In a new chapter of tightening military control over the judicial system and the highest judicial institution, which is the Supreme Constitutional Court, President Abdel Fattah El-Sisi decided to appoint Major General Salah Al-Ruwaini, the former head of the Military Justice Authority, as Vice-President of the Supreme Constitutional Court.

During the reporting period, CFJ documented 1,453 violations, the highest percentage of which were cases of arbitrary deprivation of liberty (1,351), followed by enforced disappearances (48), then poor conditions of detention (26), then deaths inside places of detention and torture, with 19 and 9 violations, respectively.

With regard to the time period, the largest percentage of violations (516) occurred in the month of August, accounting for about 35 percent of the total documented violations. As for the governorates, the report covered 10 Egyptian governorates, with the highest number of violations being recorded in Cairo, where approximately 64 percent of the total documented violations occurred, with 939 violations.

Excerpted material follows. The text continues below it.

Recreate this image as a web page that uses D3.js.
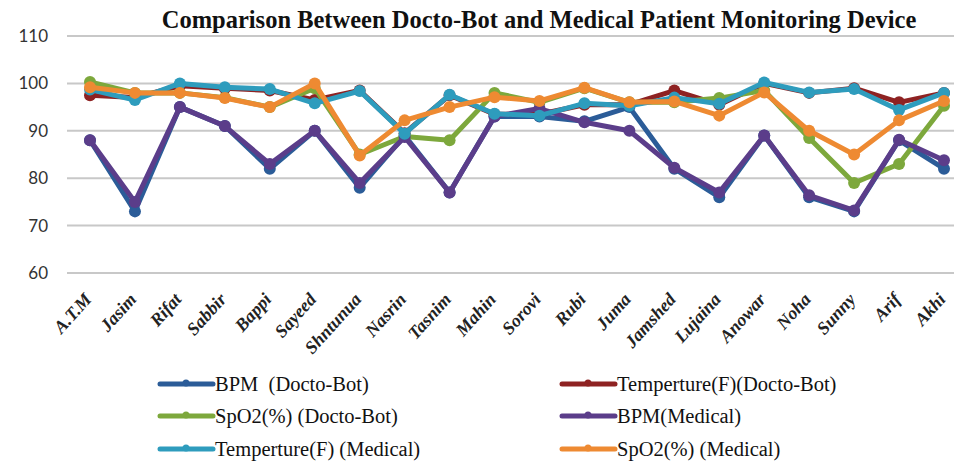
<!DOCTYPE html>
<html><head><meta charset="utf-8">
<script src="https://cdn.jsdelivr.net/npm/d3@7/dist/d3.min.js"></script>
<style>body{margin:0;background:#fff}svg{display:block}</style>
</head><body>
<svg id="chart" width="954" height="463"></svg>
<script>
const categories = ["A.T.M","Jasim","Rifat","Sabbir","Bappi","Sayeed","Shntunua","Nasrin","Tasnim","Mahin","Sorovi","Rubi","Juma","Jamshed","Lujaina","Anowar","Noha","Sunny","Arif","Akhi"];
const bpmDocto   = [88,73,95,91,82,90,78,89,77,93,93,92,95,82,76,89,76,73,88,82];
const tempDocto  = [97.5,97,99.5,99,98.5,96.5,98.5,89.5,97.5,93.5,93.5,95.5,95.5,98.5,95.5,100,98,99,96,98];
const spo2Docto  = [100.3,98,98,97,95,99,85,88.8,88,98,96,99,96,96,96.9,98.5,88.5,79,83,95.3];
const bpmMed     = [88,75,95,91,83,90,79,88.7,77,93,94.7,91.8,90,82.2,77,89,76.4,73.2,88.1,83.8];
const tempMed    = [98.7,96.5,100,99.2,98.8,95.8,98.4,89.4,97.6,93.6,93.2,95.8,95.3,97,95.7,100.2,98.1,98.8,94.4,98];
const spo2Med    = [99.2,98,98,96.9,95,100,84.8,92.2,95,97.1,96.3,99.1,96,96.2,93.2,98.1,90,85,92.2,96.3];
const seriesNames = ["BPM\u00a0\u00a0(Docto-Bot)","Temperture(F)(Docto-Bot)","SpO2(%) (Docto-Bot)","BPM(Medical)","Temperture(F) (Medical)","SpO2(%) (Medical)"];
const yTicks = [60,70,80,90,100,110];
const titleText = "Comparison Between Docto-Bot and Medical Patient Monitoring Device";

const seriesValues = [bpmDocto, tempDocto, spo2Docto, bpmMed, tempMed, spo2Med];
const colors = ["#2B5C98","#8E2222","#7DA83C","#5B3D8A","#2E9CBD","#EE8A32"];

const svg = d3.select("#chart");
const x = d3.scalePoint().domain(categories).range([90, 944]);
const y = d3.scaleLinear().domain([60, 110]).range([273, 36]);

// gridlines
svg.append("g").selectAll("line").data(yTicks).join("line")
  .attr("x1", 67).attr("x2", 954)
  .attr("y1", d => y(d)).attr("y2", d => y(d))
  .attr("stroke", "#c8c8c8").attr("stroke-width", 2);

// y axis labels
const yAxis = d3.axisLeft(y).tickValues(yTicks).tickSize(0).tickPadding(0);
const yg = svg.append("g").attr("transform", "translate(48,0)").call(yAxis);
yg.select(".domain").remove();
yg.selectAll("text").attr("font-family", "Lato, 'Open Sans', sans-serif").attr("font-size", 17).attr("fill", "#333");

// x axis labels
const xAxis = d3.axisBottom(x).tickSize(0).tickPadding(0);
const xg = svg.append("g").attr("transform", "translate(0,300)").call(xAxis);
xg.select(".domain").remove();
xg.selectAll("text")
  .attr("font-family", "'Liberation Serif', 'Times New Roman', serif")
  .attr("font-weight", "bold").attr("font-style", "italic")
  .attr("font-size", 18).attr("fill", "#222")
  .attr("text-anchor", "end").attr("dy", "0").attr("y", 0)
  .attr("transform", "translate(2,0) rotate(-48)");

// lines
const line = d3.line().x((d, i) => x(categories[i])).y(d => y(d));
seriesValues.forEach((vals, s) => {
  const g = svg.append("g");
  g.append("path").datum(vals).attr("d", line)
    .attr("fill", "none").attr("stroke", colors[s]).attr("stroke-width", 5)
    .attr("stroke-linejoin", "round");
  g.selectAll("circle").data(vals).join("circle")
    .attr("cx", (d, i) => x(categories[i])).attr("cy", d => y(d))
    .attr("r", 6).attr("fill", colors[s]);
});

// title
svg.append("text").attr("x", 539).attr("y", 28).attr("text-anchor", "middle")
  .attr("font-family", "'Liberation Serif', 'Times New Roman', serif")
  .attr("font-weight", "bold").attr("font-size", 24.5).attr("fill", "#111")
  .text(titleText);

// legend
const legPos = [[160,384],[562,384],[160,416],[562,416],[160,449],[562,449]];
seriesNames.forEach((name, s) => {
  const [lx, ly] = legPos[s];
  const g = svg.append("g");
  g.append("line").attr("x1", lx).attr("x2", lx + 53).attr("y1", ly).attr("y2", ly)
    .attr("stroke", colors[s]).attr("stroke-width", 5).attr("stroke-linecap", "round");
  g.append("circle").attr("cx", lx + 26).attr("cy", ly - 1).attr("r", 3.5).attr("fill", colors[s]);
  g.append("text").attr("x", lx + 55).attr("y", ly).attr("dy", "0.35em")
    .attr("font-family", "'Liberation Serif', 'Times New Roman', serif")
    .attr("font-size", 20.5).attr("fill", "#111")
    .text(name);
});
</script>
</body></html>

With regard to the types of detention facilities in which CFJ was able to document the occurrence of violations, police stations and centers topped the list of the aforementioned facilities, where 306 violations were documented.

Concerning the victims, political activists were the target of 11 documented violations, and the same for workers in the media industry and those from engineering professions, followed by human rights defenders with seven documented violations.

Young victims (18-34 years old) represented the highest age group among the victims, with 33 documented violations, and the share of males was the highest, representing approximately 98 percent (1424/1453) of the total documented violations, while females were subjected to 29 violations, including 27 cases of arbitrary deprivation of liberty, and two incidents of enforced disappearance.

Regarding what the Committee for Justice provided to the victims, the report stated that the UN communication team at CFJ submitted 22 complaints and correspondence regarding victims and developments in the human rights situation in Egypt.

One of the main communications that the team worked on was communicating with UN mechanisms regarding the French citizen, Yan Bourdon, who went missing for nearly a year in Egypt from July 2021 until he appeared in August 2022, as a result of CFJ’s pressure regarding his case. UN experts also addressed the Egyptian government regarding the case of the murder of the Egyptian economic and political researcher, Ayman Hadhoud, in a memorandum in which they expressed their concern about the Egyptian judiciary’s decision to close investigations into the facts of his killing after his arrest in February 2022.

CFJ made several recommendations at the conclusion of its report, including its calls for determining the tasks and powers of the Presidential Pardon Committee and expanding its scope of work to include all prisoners of conscience in Egypt, while stopping security prosecution of citizens.

CFJ also recommended responding to local and international calls by reopening a serious investigation into the death of researcher Ayman Hadhoud, in addition to opening serious investigations into the crimes of torture, enforced disappearance, and intentional denial of health care in prisons and detention facilities.